If the cancellation does not take effect immediately, then cancel() will return false and the caller will use join() to wait for the job to successfully cancel.

Slightly less drastic than cancellation is the sleep() method. Again, if the job has not yet started running, this method will cause the job to be put on hold indefinitely. The job will still be remembered by the platform, and a wakeUp() call will cause the job to be added to the wait queue where it will eventually be executed.

Job states

A job goes through several states during its lifetime. Not only can it be manipulated through API such as cancel() and sleep(), but its state also changes as the platform runs and completes the job. Jobs can move through the following states:

WAITING indicates that the job been scheduled to run, but is not running yet.
RUNNING indicates that the job is running.
SLEEPING indicates that the job is sleeping due to a sleep request or because it was scheduled to run after a certain delay.
NONE indicates that the job is not waiting, running, or sleeping. A job is in this state when it has been created but is not yet scheduled. It is also in this state after it is finished running or when it has been canceled.

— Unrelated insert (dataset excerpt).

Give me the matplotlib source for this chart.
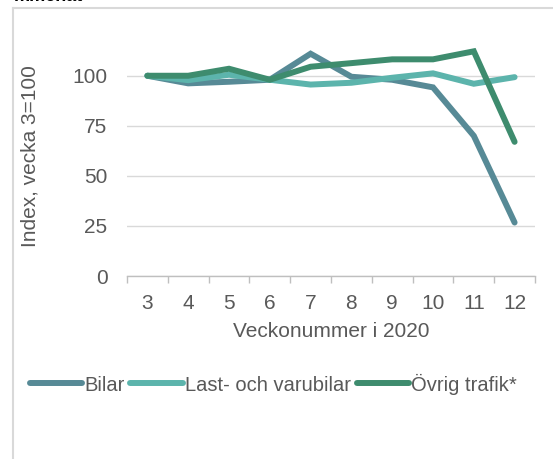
import matplotlib
matplotlib.use("Agg")
import matplotlib.pyplot as plt
from matplotlib.lines import Line2D
import numpy as np

weeks = ["3", "4", "5", "6", "7", "8", "9", "10", "11", "12"]
bilar = [100, 96.2, 97, 98, 111, 99.5, 98, 94.2, 70, 26.7]
last = [100, 97.8, 100.5, 98, 95.6, 96.5, 99, 101.2, 96, 99.3]
ovrig = [100, 100, 103.5, 98, 104.5, 106.3, 108.2, 108.2, 112.2, 67]
series_names = ["Bilar", "Last- och varubilar", "Övrig trafik*"]
colors = ["#578a96", "#5cb4ac", "#3e8c6e"]
yticks = [0, 25, 50, 75, 100]

plt.rcParams['font.family'] = ['Liberation Sans', 'DejaVu Sans']
txt = "#595959"
fs = 15

fig = plt.figure(figsize=(5.53, 4.59), dpi=100)
W, H = 553, 459
ax = fig.add_axes([127 / W, 1 - 276 / H, 408 / W, (276 - 35.7) / H])

x = np.arange(len(weeks))
for vals, name, c in zip([bilar, last, ovrig], series_names, colors):
    ax.plot(x, vals, color=c, lw=4.3, label=name, solid_capstyle='round',
            solid_joinstyle='miter')

ax.set_xlim(-0.5, len(weeks) - 0.5)
ax.set_ylim(0, 120)
ax.set_yticks(yticks)
ax.set_yticklabels([str(v) for v in yticks])
ax.set_xticks(x)
ax.set_xticklabels(weeks)
ax.set_xticks(np.arange(-0.5, len(weeks), 1), minor=True)
ax.tick_params(axis='y', length=0, pad=14, labelsize=fs, labelcolor=txt)
ax.tick_params(axis='x', which='major', length=0, pad=13, labelsize=fs, labelcolor=txt)
ax.tick_params(axis='x', which='minor', length=5, color="#bfbfbf", width=1)
ax.grid(axis='y', color="#d9d9d9", lw=1)
ax.set_axisbelow(True)
for s in ['top', 'right', 'left']:
    ax.spines[s].set_visible(False)
ax.spines['bottom'].set_color("#bfbfbf")
ax.spines['bottom'].set_linewidth(1)

ax.set_ylabel("Index, vecka 3=100", fontsize=fs, color=txt)
ax.yaxis.set_label_coords(-0.215, 0.5)
ax.set_xlabel("Veckonummer i 2020", fontsize=fs, color=txt)
ax.xaxis.set_label_coords(0.4995, -0.191)

leg = fig.legend(loc='center', bbox_to_anchor=(0.494, 1 - 384 / H), ncol=3,
                 frameon=False, fontsize=14.5, handlelength=2.6, handletextpad=0.1,
                 columnspacing=0.3, labelcolor=txt)
for h in leg.get_lines():
    h.set_linewidth(4.3)
    h.set_solid_capstyle('round')

# frame border
fig.add_artist(Line2D([12.5 / W, 12.5 / W], [0, 1 - 8 / H], color="#d9d9d9", lw=1.5,
                      transform=fig.transFigure))
fig.add_artist(Line2D([12.5 / W, 1], [1 - 8 / H, 1 - 8 / H], color="#d9d9d9", lw=1.5,
                      transform=fig.transFigure))
fig.text(14 / W, 1 + 3.5 / H, "mmenat", fontsize=13, fontweight='bold', color="#000000",
         va='center', ha='left')

fig.savefig("out.png", dpi=100)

A job can only be put to sleep if it is currently WAITING. Waking up a sleeping job will put it back in the WAITING state. Canceling a job will return it to the NONE state.

If your plug-in needs to know the state of a particular job, it can register a job change listener that is notified as the job moves through its life-cycle. This is useful for showing progress or otherwise reporting on a job.

Job change listeners

The Job method addJobChangeListener can be used to register a listener on a particular job. IJobChangeListener defines protocol for responding to the state changes in a job:

aboutToRun is sent when the job is about to be run.
awake is sent when a previously sleeping job is now waiting to be run.
done is sent when a job finishes execution.
running is sent when a job starts running.
scheduled is sent when a job is scheduled and waiting in the queue of jobs.
sleeping is sent when a waiting job is put to sleep.

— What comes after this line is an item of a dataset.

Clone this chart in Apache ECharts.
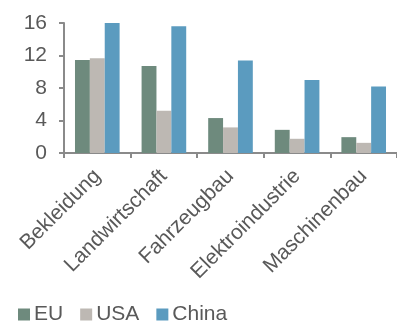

In all of these cases, the listener is provided with an IJobChangeEvent that specifies the job undergoing the state change and status on its completion (if it is done).

Note: Jobs also define the getState() method for obtaining the (relatively) current state of a job. However, this result is not always reliable since jobs run in a different thread and may change state again by the time the call returns. Job change listeners are the recommended mechanism for discovering state changes in a job.

The job manager

IJobManager defines protocol for working with all of the jobs in the system. Plug-ins that show progress or otherwise work with the job infrastructure can use IJobManager to perform tasks such as suspending all jobs in the system, finding out which job is running, or receiving progress feedback about a particular job. The platform's job manager can be obtained using Platform API:

   IJobManager jobMan = Platform.getJobManager();

Plug-ins interested in the state of all jobs in the system can register a job change listener on the job manager rather than registering listeners on many individual jobs.

Job families

It is sometimes easier for a plug-in to work with a group of related jobs as a single unit. This can be accomplished using job families. A job declares that it belongs to a certain family by overriding the belongsTo method:

   public static final String MY_FAMILY = "myJobFamily";
   ...
   class FamilyJob extends Job {
      ...
      public boolean belongsTo(Object family) {
         return family == MY_FAMILY;
      }
   }

IJobManager protocol can be used to cancel, join, sleep, or find all jobs in a family:

   IJobManager jobMan = Platform.getJobManager();
   jobMan.cancel(MY_FAMILY);
   jobMan.join(MY_FAMILY, null);

Since job families are represented using arbitrary objects, you can store interesting state in the job family itself, and jobs can dynamically build family objects as needed. It is important to use family objects that are fairly unique, to avoid accidental interaction with the families created by other plug-ins.

Families are also a convenient way of locating groups of jobs. The method IJobManager.find(Object family) can be used to locate instances of all running, waiting, and sleeping jobs at any given time.